Welcome Christine Spang to the Board
The Sugar Pine Foundation is thrilled to welcome Christine Spang as one of our newest board members: a technology entrepreneur, climber, and lifelong tree lover whose connection to the Sierra Nevada runs deep.
Christine grew up in Upstate New York, in a family where, as she puts it, "nature was free entertainment." With 3 siblings and parents who kept things simple, summers meant car camping in the Adirondacks, swimming in lakes, hiking, and playing in the woods where she was building forts, making slingshots, and shooting rocks. She ran cross country in middle school, enjoying the fall foliage through maple and oak forests. Her happiest childhood memories involve her grandmother's 400-acre farm in the Great Canadian Shield of Ontario, where she spent long summers surrounded by eastern white pine, ash, and elm. "I thought it was infinite when I was a kid," she recalls, "but now I can walk from one end to the other in one hour." That sense of wonder at wild, expansive space never left her.
Her parents are Norwegian, and visits to extended family in Norway deepened her sense that the natural world was something to be lived in, not just observed.
At the Massachusetts Institute of Technology, where she earned her degree in Computer Science, Christine discovered a culture that pushed boundaries in every direction. The student tradition of "hacking" the campus buildings was legendary: at various times students placed a life-size Where's Waldo hat on a rooftop and hoisted a full fire engine shell atop another building. Christine got involved in the caving club, learning to place climbing equipment underground, and then found her way to the Outing Club. The realization came quickly: climbing was just like caving, except outside and more beautiful.
As a teenager, Christine discovered Linux and open-source software. At MIT, the institution where so much of that culture was born, she became a self-described "hardcore Linux nerd." She learned how to code as a teenager by reading developer blogs and helping build a Lord of the Rings game on Linux. That passion for building things ran in the family; her father and grandfather were both engineers.
After graduating, Christine moved to California for the tech industry and stayed for the climbing. She began climbing seriously in 2011, and the California lifestyle suited her perfectly: work hard during the week, spend every weekend on world-class routes in Yosemite. She has since climbed trad and alpine routes across Yosemite, Canada, and Europe. Six years ago, she bought a cabin in Strawberry specifically to be close to Lover's Leap, one of the Sierra's most beloved climbing destinations.

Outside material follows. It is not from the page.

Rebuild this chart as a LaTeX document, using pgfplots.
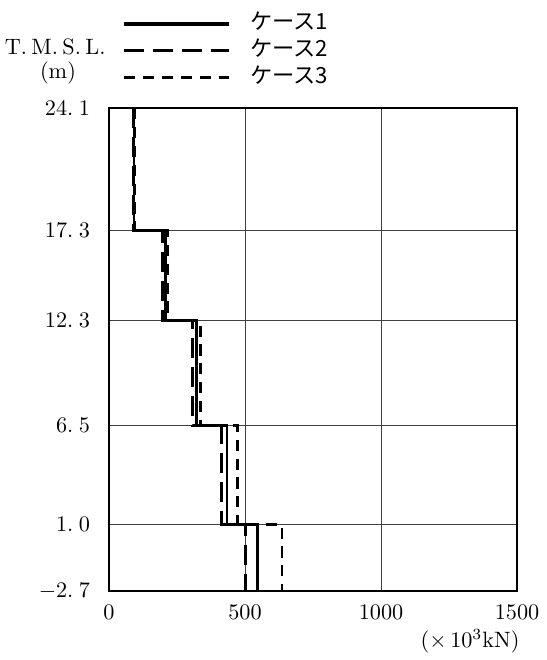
\documentclass[border=0pt]{standalone}
\usepackage{fontspec}
\usepackage{pgfplots}
\pgfplotsset{compat=1.18}
\newfontfamily\jp{Noto Sans CJK JP}
\begin{document}
\begin{tikzpicture}
\useasboundingbox (-49.05pt,-31.05pt) rectangle (197.1pt,265.95pt);
\begin{axis}[
  at={(0pt,0pt)}, anchor=south west, scale only axis,
  width=183.6pt, height=217.35pt,
  xmin=0, xmax=1500, ymin=-2.7, ymax=24.1,
  xtick={0,500,1000,1500},
  xticklabel style={/pgf/number format/1000 sep={}, yshift=-3pt},
  ytick={-2.7,1.0,6.5,12.3,17.3,24.1},
  yticklabels={$-$2.\hspace{0.25em}7,1.\hspace{0.25em}0,6.\hspace{0.25em}5,12.\hspace{0.25em}3,17.\hspace{0.25em}3,24.\hspace{0.25em}1},
  grid=major, major grid style={line width=0.45pt, black!75},
  major tick length=0pt,
  axis line style={line width=1pt},
  yticklabel style={xshift=-5pt},
  legend style={draw=none, fill=none, at={(axis description cs:0.032,1.205)}, anchor=north west,
    inner sep=0pt, row sep=-0.9pt, font=\jp,
    nodes={text height=7pt, text depth=2pt},
    /tikz/every odd column/.append style={column sep=7pt}},
  legend cell align=left,
  legend image code/.code={\draw[#1,line width=1.5pt] (0pt,0pt) -- (47pt,0pt);},
  clip=false,
]
\addplot[black, line width=1.25pt] coordinates {
(92,24.1) (92,17.3) (209,17.3) (209,12.3) (322,12.3) (322,6.5) (434,6.5) (434,1.0) (545,1.0) (545,-2.7)};
\addlegendentry{ケース1}
\addplot[black, line width=1.25pt, dash pattern=on 9pt off 4pt] coordinates {
(90,24.1) (90,17.3) (198,17.3) (198,12.3) (306,12.3) (306,6.5) (415,6.5) (415,1.0) (502,1.0) (502,-2.7)};
\addlegendentry{ケース2}
\addplot[black, line width=1.25pt, dash pattern=on 5pt off 3.5pt] coordinates {
(95,24.1) (95,17.3) (217,17.3) (217,12.3) (337,12.3) (337,6.5) (473,6.5) (473,1.0) (636,1.0) (636,-2.7)};
\addlegendentry{ケース3}
\node at (axis description cs:-0.132,1.126) {T.\hspace{0.2em}M.\hspace{0.2em}S.\hspace{0.2em}L.};
\node at (axis description cs:-0.125,1.072) {(m)};
\node at (axis description cs:0.885,-0.1035) {($\times$\,10$^{3}$kN)};
\end{axis}
\end{tikzpicture}
\end{document}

"I came to California for tech and stayed for climbing," she says simply, and that double life, rigorous intellectual work balanced against physical challenge in wild places, defines her well. These days she no longer plays computer games. "I play the game of life now," she says. Climbing is her way of stepping fully away from the screen and into something real.
That same drive to build and solve runs through her professional life. After MIT, Christine joined a startup called Ksplice as an early employee (later acquired by Oracle), then co-founded Nylas, an enterprise communications infrastructure company she grew over twelve years. "Being an entrepreneur is the only thing I've ever known," she says. What draws her to it is the freedom: she doesn't like constraints, moves fast, and loves solving hard problems without the drag of large-organization bureaucracy. "You can achieve things in a small company that would take too long in a big one."
Her relationship with the Sierra isn't just recreational. Christine was present during the 2021 Caldor Fire, watching with deep concern as it swept toward her community. She had already prepared her property with defensible space, closely tracked the fire's progress, and tracked the heroic effort Cal Fire made to protect the Strawberry cabins and the sobering destruction that followed as the fire crested toward South Lake Tahoe. That experience made the fragility and importance of Sierra Nevada forests viscerally real.
Long before the Caldor Fire, Christine had been thinking seriously about her relationship with trees. "I feel that forests have a spiritual power," she says. She is also a Limited Partner in Superorganism, a venture capital fund with a distinctive mission: using Silicon Valley-style investment strategies to protect global biodiversity, an approach she finds compelling because results are visible and tangible. When the invitation to join the SPF board arrived shortly after a period of deep personal reflection on forests and fire, she took it as a sign.
Christine brings exactly the kind of voice our board needs: someone who has loved trees since childhood, understands wildfire from lived experience, thinks boldly about conservation, and knows how to build organizations that last. We are honored and delighted to welcome her.